Rinjani community push for forest regulations
Bali is one of the world’s most famous tourism destinations, and yet the island’s prosperity hardly touches many other parts of the archipelago, including nearby Lombok Island.
Lombok in West Nusa Tenggara is an emerging tourist resort itself, but has long faced the problem of poverty among its population — whose livelihoods largely depend on forest resources.
Most state-owned forest areas in Lombok, however, especially those in areas surrounding Mount Rinjani (which was officially declared a national park with its rich natural resources), are being continuously damaged.
“Mount Rinjani supplies water for agricultural and other crucial purposes to the entire Lombok population,” said Rahmat Satibi, director of the Consortium for Study and Participation Development (Konsepsi), a local NGO which promotes Community Forestry Programs (HKm) in West Nusa Tenggara.
According to Konsepsi, deforestation endangers the livelihoods of Lombok’s residents, especially poor farmers who live off forest resources.
Rahmat said forest degradation in Lombok was getting worse every day.
“Most people live in poverty and they only have a tiny piece of land. This has forced them to find more land, including in forests near their villages,” he said.
The big problem in Lombok is deciding whether to protect forests while neglecting the fate of poor farmers, or to let the farmers freely exploit forest resources.
The government’s recent move to introduce a community forestry program came at the right time. The program, which allows farmers to take part in developing forest areas and harvest non-timber forest products, has seen a great deal of support.
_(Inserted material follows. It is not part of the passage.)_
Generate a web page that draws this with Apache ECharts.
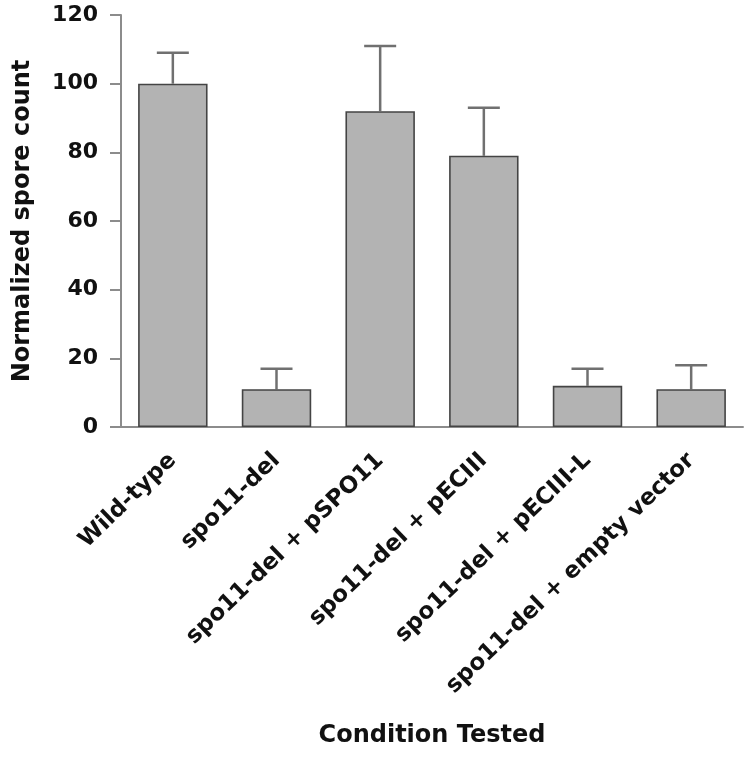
<!DOCTYPE html>
<html>
<head>
<meta charset="utf-8">
<script src="https://cdn.jsdelivr.net/npm/echarts@6/dist/echarts.min.js"></script>
<style>
html,body{margin:0;padding:0;background:#fff;}
#chart{width:746px;height:760px;}
</style>
</head>
<body>
<div id="chart"></div>
<script>
var categories = ['Wild-type', 'spo11-del', 'spo11-del + pSPO11', 'spo11-del + pECIII', 'spo11-del + pECIII-L', 'spo11-del + empty vector'];
var means = [100, 11, 92, 79, 12, 11];
var upperErr = [109, 17, 111, 93, 17, 18];
var yTicks = [0, 20, 40, 60, 80, 100, 120];

var FONT = '"DejaVu Sans", "Liberation Sans", Arial, sans-serif';
var errData = categories.map(function (c, i) { return [i, means[i], upperErr[i]]; });

var chart = echarts.init(document.getElementById('chart'), null, {renderer: 'canvas'});
chart.setOption({
  backgroundColor: '#ffffff',
  animation: false,
  grid: {left: 121, right: 3, top: 15, bottom: 333, containLabel: false, outerBoundsMode: 'none'},
  xAxis: {
    type: 'category',
    data: categories,
    name: 'Condition Tested',
    nameLocation: 'middle',
    nameGap: 297,
    nameTextStyle: {fontFamily: FONT, fontWeight: 'bold', fontSize: 24, color: '#111'},
    axisLine: {lineStyle: {color: '#8c8c8c', width: 2}},
    axisTick: {alignWithLabel: true, length: 12, lineStyle: {color: '#8c8c8c', width: 2}},
    axisLabel: {rotate: 44, margin: 30, fontFamily: FONT, fontWeight: 'bold', fontSize: 23, color: '#111', interval: 0}
  },
  yAxis: {
    type: 'value',
    min: yTicks[0],
    max: yTicks[yTicks.length - 1],
    interval: yTicks[1] - yTicks[0],
    name: 'Normalized spore count',
    nameLocation: 'middle',
    nameGap: 86,
    nameTextStyle: {fontFamily: FONT, fontWeight: 'bold', fontSize: 24, color: '#111'},
    axisLine: {show: true, lineStyle: {color: '#8c8c8c', width: 2}},
    axisTick: {show: true, length: 11, lineStyle: {color: '#8c8c8c', width: 2}},
    axisLabel: {margin: 23, fontFamily: FONT, fontWeight: 'bold', fontSize: 22, color: '#111'},
    splitLine: {show: false}
  },
  series: [
    {
      type: 'bar',
      data: means,
      barWidth: '67%',
      itemStyle: {color: '#b3b3b3', borderColor: '#444444', borderWidth: 1.6},
      z: 2
    },
    {
      type: 'custom',
      data: errData,
      z: 1,
      renderItem: function (params, api) {
        var x = api.value(0);
        var top = api.coord([x, api.value(2)]);
        var base = api.coord([x, api.value(1)]);
        var half = 16;
        var st = {stroke: '#707070', lineWidth: 2.5};
        return {
          type: 'group',
          children: [
            {type: 'line', shape: {x1: top[0], y1: top[1], x2: base[0], y2: base[1]}, style: st},
            {type: 'line', shape: {x1: top[0] - half, y1: top[1], x2: top[0] + half, y2: top[1]}, style: st}
          ]
        };
      }
    }
  ]
});
</script>
</body>
</html>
The Community Forestry approach was first initiated in 1997 in the province, particularly in Central and West Lombok districts. In West Lombok district, the program has been implemented in Santong and Sesaot villages.
“We have timber well guarded within the forest and residents can harvest non-timber products, mostly short-lived plants which they grow under or between trees,” said Abidin Tuarita, a facilitator of the Community Forest Program at Santong village.
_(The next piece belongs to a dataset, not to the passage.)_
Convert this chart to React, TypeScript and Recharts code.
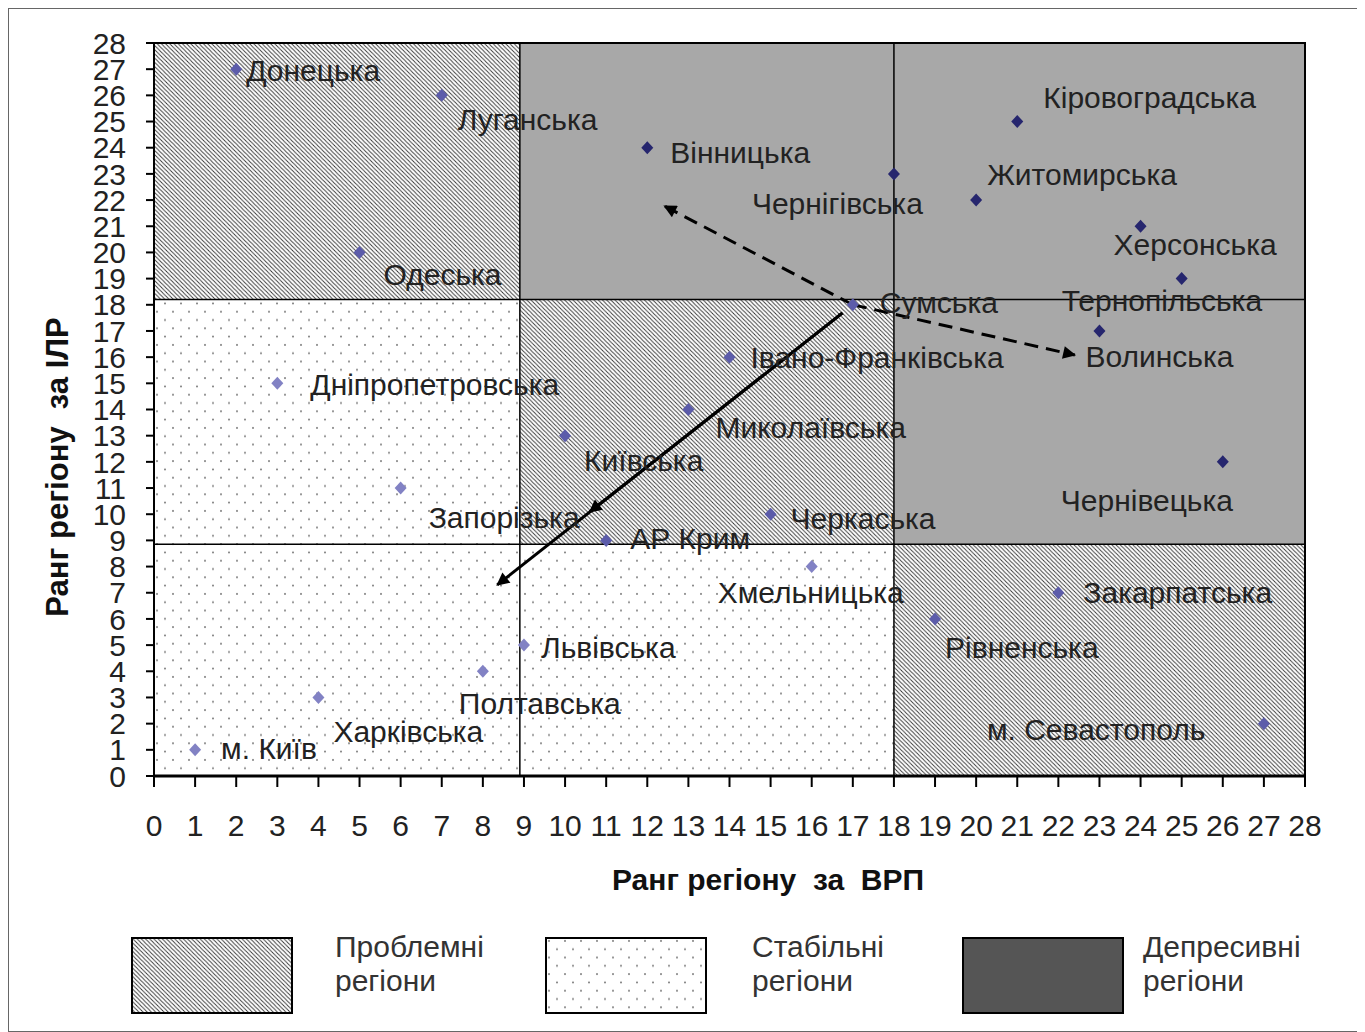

While waiting for timber trees to grow, members of the program plant non-timber forest products like coffee, cocoa, durian, vanilla, arica nut and bananas.
Santong village is now well known as a producer of good quality coffee beans and cacao.
“Traders from Bali and Java (two islands immediately to the west of Lombok) come to this village with trucks to collect non-timber forest commodities,” said resident Aswadi.
Non-timber forest products not only bring economic benefits to farmers, but also have a strategic role in slowing the villagers’ encroachment into forest areas, and thus helping to conserve the environment.
By making use of non-timber forest products, farmers have avoided removing trees carelessly.
“Vanilla grows by entwining their stems upward along tree trunks. When people cut trees down, their hopes of harvesting vanilla go up in smoke,” he explained.
L. Syaiful Arifin of West Lombok district’s Forestry and Plantation Office said the Community Forestry Program was a “compromise” where two contradictory purposes — to ensure forest conservation on the one hand, and on the other to help forest farmers prosper — could be negotiated fairly.
“The government scarcely has enough human resources to guard the forests, so the Community Forestry Program is an ideal format to manage people’s participation in forest development,” he said.
However, the sustainable forest program has not yet been met with regulations favoring farmers, and consequently they are still hoping for legal grounds for their engagement in forest management.
“A permit for forest management would allow us to become wholeheartedly involved in developing forest areas and prevent us from violating the law.
“It would also clarify farmers’ rights and responsibilities,” said Artim, a member of Maju Bersama farmers’ cooperative unit which was established to empower Santong villagers.
The only legal standpoint farmers have for their involvement in the program is the 1999 Forestry Law. The problem remains, however, that regulations related to this law tend to be biased, if not contradictory.
For this reason, Rahmat said, the group has requested the local Forestry and Plantation Office, legislative council members and NGOs get together to produce a regulation on community forestry for the benefit of forest farmers.
Apart from this regulation, he said, partnership with the program’s stakeholders would also play an important role in producing a better set of forestry regulations.
Several local regulations on community forestry were issued by West Nusa Tenggara province, however, they are still inadequate, Rahmat said.
“The government needs take a serious approach to preparing good forest governance,” said Dwi Sudarsoni, director of the Nusa Tenggara Community Foundation that actively provides support for the sustainable management of natural resources.
“In the end, this will lead the farmers toward prosperity.”